*Given exercise*.
Omit every picture while repeating the entries exactly.

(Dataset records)
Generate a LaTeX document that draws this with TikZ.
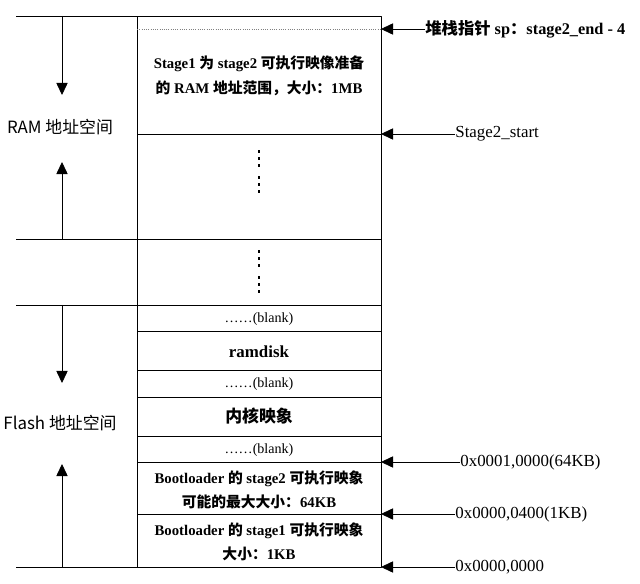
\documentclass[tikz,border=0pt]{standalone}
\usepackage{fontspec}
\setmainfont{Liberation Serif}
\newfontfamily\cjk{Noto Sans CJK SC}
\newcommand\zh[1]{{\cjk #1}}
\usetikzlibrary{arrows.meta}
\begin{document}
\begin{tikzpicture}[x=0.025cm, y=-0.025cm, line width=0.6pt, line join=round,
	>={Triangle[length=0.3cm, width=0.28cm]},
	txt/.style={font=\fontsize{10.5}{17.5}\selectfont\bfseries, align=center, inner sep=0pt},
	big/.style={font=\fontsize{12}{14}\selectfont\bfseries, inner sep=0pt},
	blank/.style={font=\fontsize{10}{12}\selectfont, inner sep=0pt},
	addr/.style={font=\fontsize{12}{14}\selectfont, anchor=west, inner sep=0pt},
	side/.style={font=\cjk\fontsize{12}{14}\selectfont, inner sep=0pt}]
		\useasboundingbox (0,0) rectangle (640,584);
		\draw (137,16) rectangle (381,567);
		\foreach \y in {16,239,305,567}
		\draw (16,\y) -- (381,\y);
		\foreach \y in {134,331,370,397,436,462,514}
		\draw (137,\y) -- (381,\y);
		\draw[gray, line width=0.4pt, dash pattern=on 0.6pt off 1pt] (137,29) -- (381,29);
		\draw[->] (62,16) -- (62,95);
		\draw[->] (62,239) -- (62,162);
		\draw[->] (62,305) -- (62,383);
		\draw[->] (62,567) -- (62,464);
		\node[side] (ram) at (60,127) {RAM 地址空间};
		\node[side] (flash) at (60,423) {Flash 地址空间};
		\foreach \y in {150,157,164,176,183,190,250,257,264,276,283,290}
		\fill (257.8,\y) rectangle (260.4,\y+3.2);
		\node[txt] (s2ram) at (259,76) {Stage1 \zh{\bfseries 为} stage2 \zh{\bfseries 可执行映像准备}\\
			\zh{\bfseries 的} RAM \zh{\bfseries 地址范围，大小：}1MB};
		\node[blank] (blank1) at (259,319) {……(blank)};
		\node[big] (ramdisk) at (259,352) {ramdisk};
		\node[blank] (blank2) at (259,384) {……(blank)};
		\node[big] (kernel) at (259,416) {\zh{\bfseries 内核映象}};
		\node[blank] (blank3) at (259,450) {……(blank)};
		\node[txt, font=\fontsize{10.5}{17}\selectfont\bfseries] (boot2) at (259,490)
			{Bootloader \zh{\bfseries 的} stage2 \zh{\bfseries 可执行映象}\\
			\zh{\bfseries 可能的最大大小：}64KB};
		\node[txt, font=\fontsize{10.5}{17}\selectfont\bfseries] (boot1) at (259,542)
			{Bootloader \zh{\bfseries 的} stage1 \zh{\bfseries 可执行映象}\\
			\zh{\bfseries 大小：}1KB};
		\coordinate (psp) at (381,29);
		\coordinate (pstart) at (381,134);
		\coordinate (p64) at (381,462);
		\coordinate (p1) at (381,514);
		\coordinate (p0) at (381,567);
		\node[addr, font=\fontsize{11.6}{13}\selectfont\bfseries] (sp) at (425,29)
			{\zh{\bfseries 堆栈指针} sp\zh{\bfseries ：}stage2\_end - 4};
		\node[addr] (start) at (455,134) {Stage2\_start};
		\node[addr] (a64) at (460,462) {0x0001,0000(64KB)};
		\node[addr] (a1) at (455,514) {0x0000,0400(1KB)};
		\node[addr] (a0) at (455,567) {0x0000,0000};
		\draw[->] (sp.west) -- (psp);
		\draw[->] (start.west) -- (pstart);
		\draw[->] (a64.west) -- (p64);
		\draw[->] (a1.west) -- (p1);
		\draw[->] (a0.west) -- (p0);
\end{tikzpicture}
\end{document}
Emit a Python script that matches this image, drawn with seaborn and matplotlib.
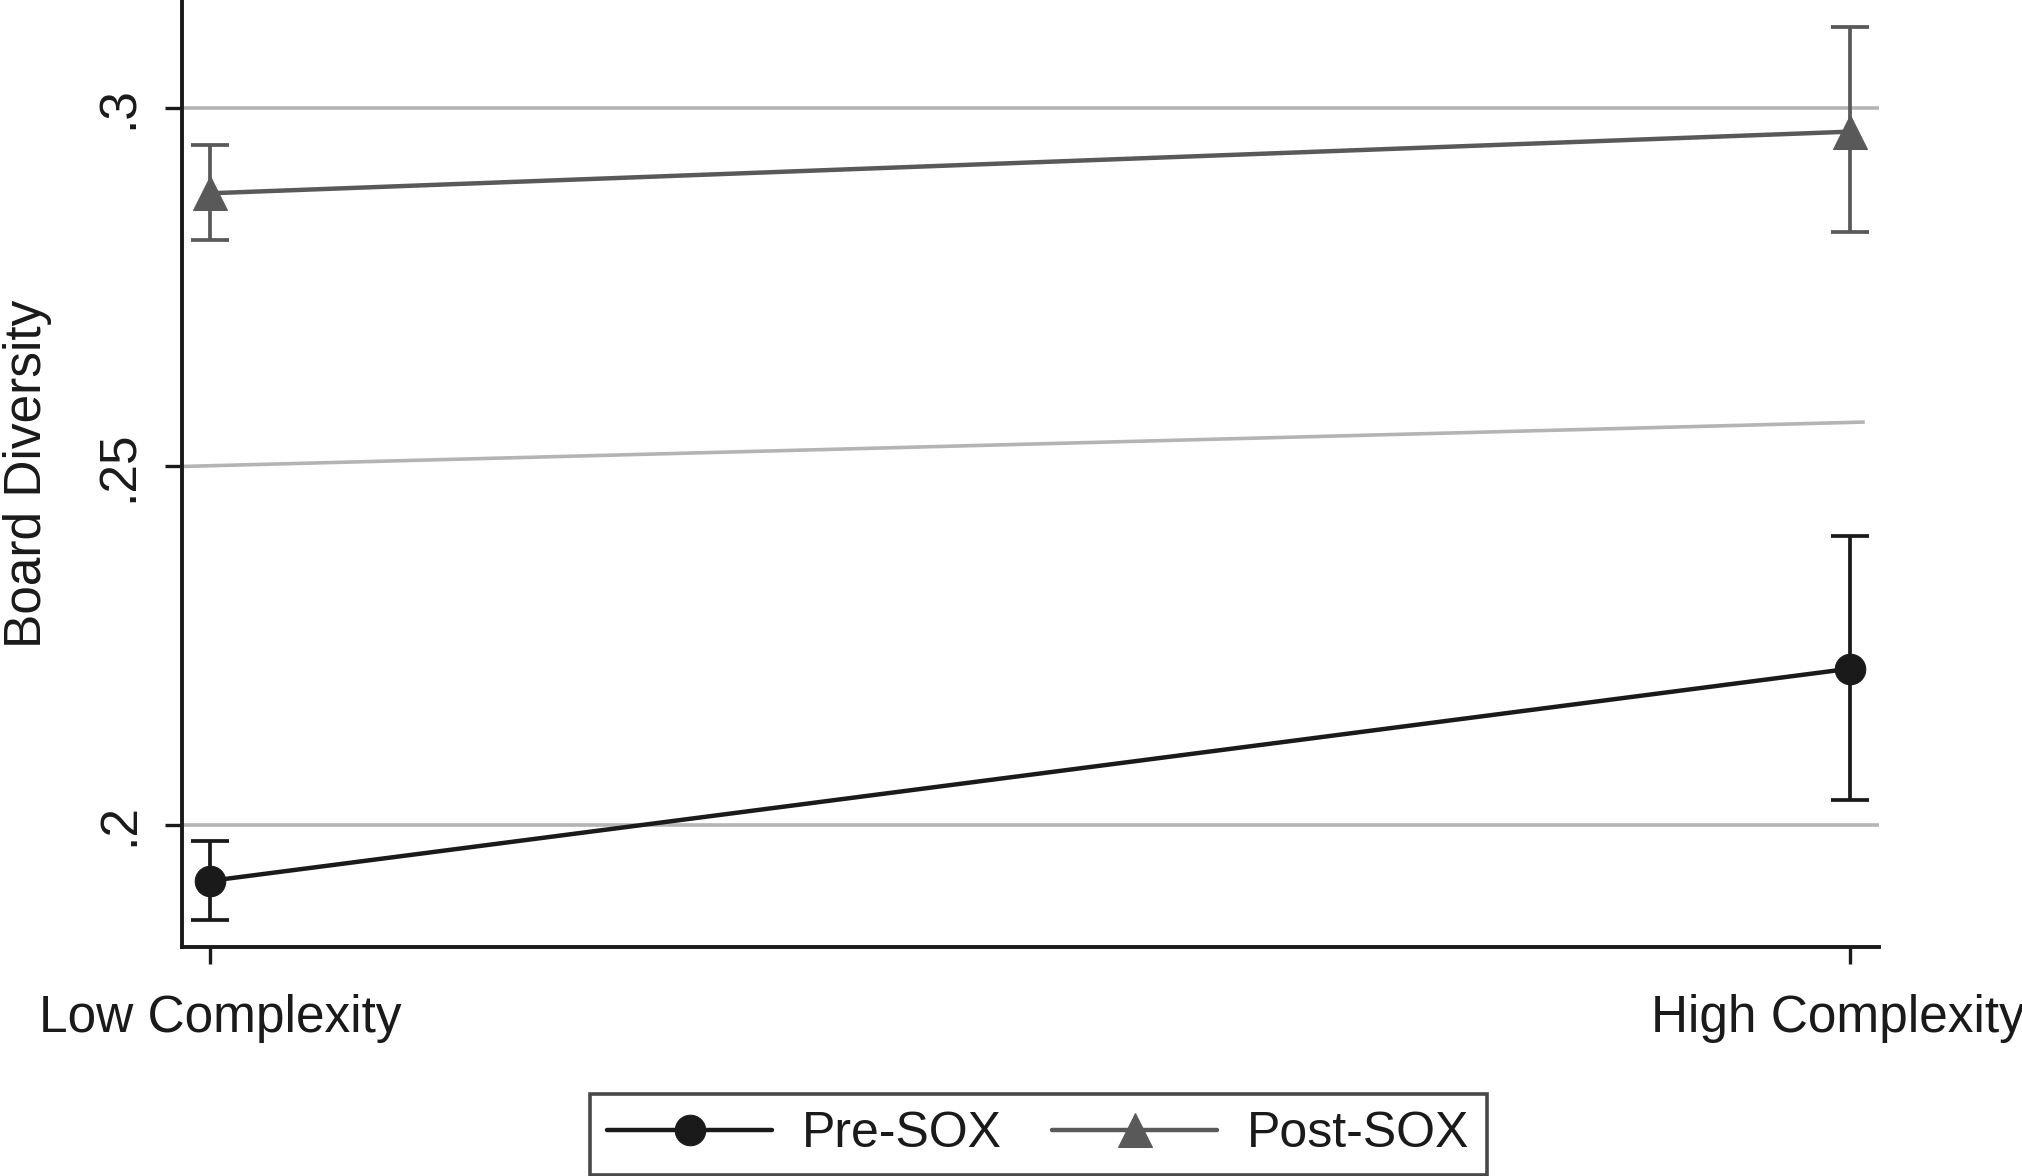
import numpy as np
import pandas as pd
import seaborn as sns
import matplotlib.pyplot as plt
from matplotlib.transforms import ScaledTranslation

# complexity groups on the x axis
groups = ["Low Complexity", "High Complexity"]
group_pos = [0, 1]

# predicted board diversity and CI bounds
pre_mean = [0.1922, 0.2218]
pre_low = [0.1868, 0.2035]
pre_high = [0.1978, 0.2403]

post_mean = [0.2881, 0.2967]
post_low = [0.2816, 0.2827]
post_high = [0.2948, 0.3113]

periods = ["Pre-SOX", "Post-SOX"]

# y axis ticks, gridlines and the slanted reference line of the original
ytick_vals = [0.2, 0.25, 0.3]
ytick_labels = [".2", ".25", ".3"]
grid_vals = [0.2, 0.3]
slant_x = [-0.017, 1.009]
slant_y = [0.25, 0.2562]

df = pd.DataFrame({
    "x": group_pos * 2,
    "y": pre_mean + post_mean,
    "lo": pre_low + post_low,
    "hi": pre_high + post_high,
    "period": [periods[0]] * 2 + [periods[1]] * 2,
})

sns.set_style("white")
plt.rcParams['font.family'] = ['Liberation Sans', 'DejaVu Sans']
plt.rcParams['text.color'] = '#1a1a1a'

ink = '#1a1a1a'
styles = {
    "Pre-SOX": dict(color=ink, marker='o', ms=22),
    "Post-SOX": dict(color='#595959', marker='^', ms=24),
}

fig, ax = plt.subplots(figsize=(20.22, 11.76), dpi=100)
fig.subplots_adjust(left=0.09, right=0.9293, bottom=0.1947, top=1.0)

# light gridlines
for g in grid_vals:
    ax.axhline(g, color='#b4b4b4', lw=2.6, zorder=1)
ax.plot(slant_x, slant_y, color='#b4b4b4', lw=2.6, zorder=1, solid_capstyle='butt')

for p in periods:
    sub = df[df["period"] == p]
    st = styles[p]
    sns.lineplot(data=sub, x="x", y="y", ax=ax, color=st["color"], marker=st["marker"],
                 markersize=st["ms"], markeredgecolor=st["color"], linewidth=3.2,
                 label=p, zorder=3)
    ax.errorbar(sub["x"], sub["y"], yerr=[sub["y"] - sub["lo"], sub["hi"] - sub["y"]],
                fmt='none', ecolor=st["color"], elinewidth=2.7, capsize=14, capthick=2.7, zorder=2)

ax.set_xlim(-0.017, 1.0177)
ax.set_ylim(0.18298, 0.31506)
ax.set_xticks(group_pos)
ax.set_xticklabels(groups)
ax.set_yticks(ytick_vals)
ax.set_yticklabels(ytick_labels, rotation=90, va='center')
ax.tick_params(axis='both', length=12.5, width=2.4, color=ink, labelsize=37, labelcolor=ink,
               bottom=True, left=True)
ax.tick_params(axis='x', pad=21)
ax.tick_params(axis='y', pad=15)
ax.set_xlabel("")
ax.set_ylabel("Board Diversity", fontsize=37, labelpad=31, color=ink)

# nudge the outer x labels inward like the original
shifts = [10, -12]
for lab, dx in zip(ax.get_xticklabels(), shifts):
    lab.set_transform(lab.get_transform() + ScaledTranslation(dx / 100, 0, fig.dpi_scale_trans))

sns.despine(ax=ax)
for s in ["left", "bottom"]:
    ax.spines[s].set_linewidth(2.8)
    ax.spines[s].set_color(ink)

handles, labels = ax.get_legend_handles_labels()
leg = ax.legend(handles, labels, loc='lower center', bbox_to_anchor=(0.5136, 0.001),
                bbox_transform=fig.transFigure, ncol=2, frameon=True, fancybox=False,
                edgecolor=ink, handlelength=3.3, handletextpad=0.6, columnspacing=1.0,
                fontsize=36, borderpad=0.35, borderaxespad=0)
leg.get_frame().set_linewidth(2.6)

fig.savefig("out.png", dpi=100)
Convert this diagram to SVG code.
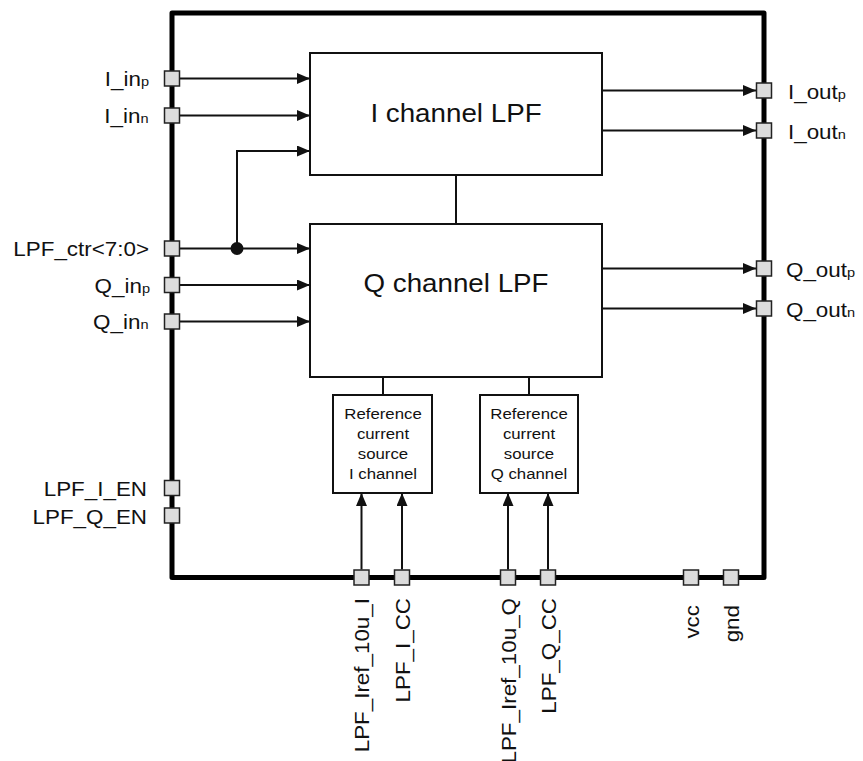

*Reply*.
Generate a LaTeX document that draws this with TikZ.
\documentclass[tikz,border=0pt]{standalone}
\usepackage{fontspec}
\setmainfont{Liberation Serif}
\newfontfamily\cjk{Noto Sans CJK SC}
\newcommand\zh[1]{{\cjk #1}}
\usetikzlibrary{arrows.meta}
\begin{document}
\begin{tikzpicture}[x=0.025cm, y=-0.025cm, line width=0.6pt, line join=round,
	>={Triangle[length=0.3cm, width=0.28cm]},
	txt/.style={font=\fontsize{10.5}{17.5}\selectfont\bfseries, align=center, inner sep=0pt},
	big/.style={font=\fontsize{12}{14}\selectfont\bfseries, inner sep=0pt},
	blank/.style={font=\fontsize{10}{12}\selectfont, inner sep=0pt},
	addr/.style={font=\fontsize{12}{14}\selectfont, anchor=west, inner sep=0pt},
	side/.style={font=\cjk\fontsize{12}{14}\selectfont, inner sep=0pt}]
		\useasboundingbox (0,0) rectangle (640,584);
		\draw (137,16) rectangle (381,567);
		\foreach \y in {16,239,305,567}
		\draw (16,\y) -- (381,\y);
		\foreach \y in {134,331,370,397,436,462,514}
		\draw (137,\y) -- (381,\y);
		\draw[gray, line width=0.4pt, dash pattern=on 0.6pt off 1pt] (137,29) -- (381,29);
		\draw[->] (62,16) -- (62,95);
		\draw[->] (62,239) -- (62,162);
		\draw[->] (62,305) -- (62,383);
		\draw[->] (62,567) -- (62,464);
		\node[side] (ram) at (60,127) {RAM 地址空间};
		\node[side] (flash) at (60,423) {Flash 地址空间};
		\foreach \y in {150,157,164,176,183,190,250,257,264,276,283,290}
		\fill (257.8,\y) rectangle (260.4,\y+3.2);
		\node[txt] (s2ram) at (259,76) {Stage1 \zh{\bfseries 为} stage2 \zh{\bfseries 可执行映像准备}\\
			\zh{\bfseries 的} RAM \zh{\bfseries 地址范围，大小：}1MB};
		\node[blank] (blank1) at (259,319) {……(blank)};
		\node[big] (ramdisk) at (259,352) {ramdisk};
		\node[blank] (blank2) at (259,384) {……(blank)};
		\node[big] (kernel) at (259,416) {\zh{\bfseries 内核映象}};
		\node[blank] (blank3) at (259,450) {……(blank)};
		\node[txt, font=\fontsize{10.5}{17}\selectfont\bfseries] (boot2) at (259,490)
			{Bootloader \zh{\bfseries 的} stage2 \zh{\bfseries 可执行映象}\\
			\zh{\bfseries 可能的最大大小：}64KB};
		\node[txt, font=\fontsize{10.5}{17}\selectfont\bfseries] (boot1) at (259,542)
			{Bootloader \zh{\bfseries 的} stage1 \zh{\bfseries 可执行映象}\\
			\zh{\bfseries 大小：}1KB};
		\coordinate (psp) at (381,29);
		\coordinate (pstart) at (381,134);
		\coordinate (p64) at (381,462);
		\coordinate (p1) at (381,514);
		\coordinate (p0) at (381,567);
		\node[addr, font=\fontsize{11.6}{13}\selectfont\bfseries] (sp) at (425,29)
			{\zh{\bfseries 堆栈指针} sp\zh{\bfseries ：}stage2\_end - 4};
		\node[addr] (start) at (455,134) {Stage2\_start};
		\node[addr] (a64) at (460,462) {0x0001,0000(64KB)};
		\node[addr] (a1) at (455,514) {0x0000,0400(1KB)};
		\node[addr] (a0) at (455,567) {0x0000,0000};
		\draw[->] (sp.west) -- (psp);
		\draw[->] (start.west) -- (pstart);
		\draw[->] (a64.west) -- (p64);
		\draw[->] (a1.west) -- (p1);
		\draw[->] (a0.west) -- (p0);
\end{tikzpicture}
\end{document}
Emit a Python script that matches this image, drawn with seaborn and matplotlib.
import numpy as np
import pandas as pd
import seaborn as sns
import matplotlib.pyplot as plt
from matplotlib.transforms import ScaledTranslation

# complexity groups on the x axis
groups = ["Low Complexity", "High Complexity"]
group_pos = [0, 1]

# predicted board diversity and CI bounds
pre_mean = [0.1922, 0.2218]
pre_low = [0.1868, 0.2035]
pre_high = [0.1978, 0.2403]

post_mean = [0.2881, 0.2967]
post_low = [0.2816, 0.2827]
post_high = [0.2948, 0.3113]

periods = ["Pre-SOX", "Post-SOX"]

# y axis ticks, gridlines and the slanted reference line of the original
ytick_vals = [0.2, 0.25, 0.3]
ytick_labels = [".2", ".25", ".3"]
grid_vals = [0.2, 0.3]
slant_x = [-0.017, 1.009]
slant_y = [0.25, 0.2562]

df = pd.DataFrame({
    "x": group_pos * 2,
    "y": pre_mean + post_mean,
    "lo": pre_low + post_low,
    "hi": pre_high + post_high,
    "period": [periods[0]] * 2 + [periods[1]] * 2,
})

sns.set_style("white")
plt.rcParams['font.family'] = ['Liberation Sans', 'DejaVu Sans']
plt.rcParams['text.color'] = '#1a1a1a'

ink = '#1a1a1a'
styles = {
    "Pre-SOX": dict(color=ink, marker='o', ms=22),
    "Post-SOX": dict(color='#595959', marker='^', ms=24),
}

fig, ax = plt.subplots(figsize=(20.22, 11.76), dpi=100)
fig.subplots_adjust(left=0.09, right=0.9293, bottom=0.1947, top=1.0)

# light gridlines
for g in grid_vals:
    ax.axhline(g, color='#b4b4b4', lw=2.6, zorder=1)
ax.plot(slant_x, slant_y, color='#b4b4b4', lw=2.6, zorder=1, solid_capstyle='butt')

for p in periods:
    sub = df[df["period"] == p]
    st = styles[p]
    sns.lineplot(data=sub, x="x", y="y", ax=ax, color=st["color"], marker=st["marker"],
                 markersize=st["ms"], markeredgecolor=st["color"], linewidth=3.2,
                 label=p, zorder=3)
    ax.errorbar(sub["x"], sub["y"], yerr=[sub["y"] - sub["lo"], sub["hi"] - sub["y"]],
                fmt='none', ecolor=st["color"], elinewidth=2.7, capsize=14, capthick=2.7, zorder=2)

ax.set_xlim(-0.017, 1.0177)
ax.set_ylim(0.18298, 0.31506)
ax.set_xticks(group_pos)
ax.set_xticklabels(groups)
ax.set_yticks(ytick_vals)
ax.set_yticklabels(ytick_labels, rotation=90, va='center')
ax.tick_params(axis='both', length=12.5, width=2.4, color=ink, labelsize=37, labelcolor=ink,
               bottom=True, left=True)
ax.tick_params(axis='x', pad=21)
ax.tick_params(axis='y', pad=15)
ax.set_xlabel("")
ax.set_ylabel("Board Diversity", fontsize=37, labelpad=31, color=ink)

# nudge the outer x labels inward like the original
shifts = [10, -12]
for lab, dx in zip(ax.get_xticklabels(), shifts):
    lab.set_transform(lab.get_transform() + ScaledTranslation(dx / 100, 0, fig.dpi_scale_trans))

sns.despine(ax=ax)
for s in ["left", "bottom"]:
    ax.spines[s].set_linewidth(2.8)
    ax.spines[s].set_color(ink)

handles, labels = ax.get_legend_handles_labels()
leg = ax.legend(handles, labels, loc='lower center', bbox_to_anchor=(0.5136, 0.001),
                bbox_transform=fig.transFigure, ncol=2, frameon=True, fancybox=False,
                edgecolor=ink, handlelength=3.3, handletextpad=0.6, columnspacing=1.0,
                fontsize=36, borderpad=0.35, borderaxespad=0)
leg.get_frame().set_linewidth(2.6)

fig.savefig("out.png", dpi=100)
Convert this diagram to SVG code.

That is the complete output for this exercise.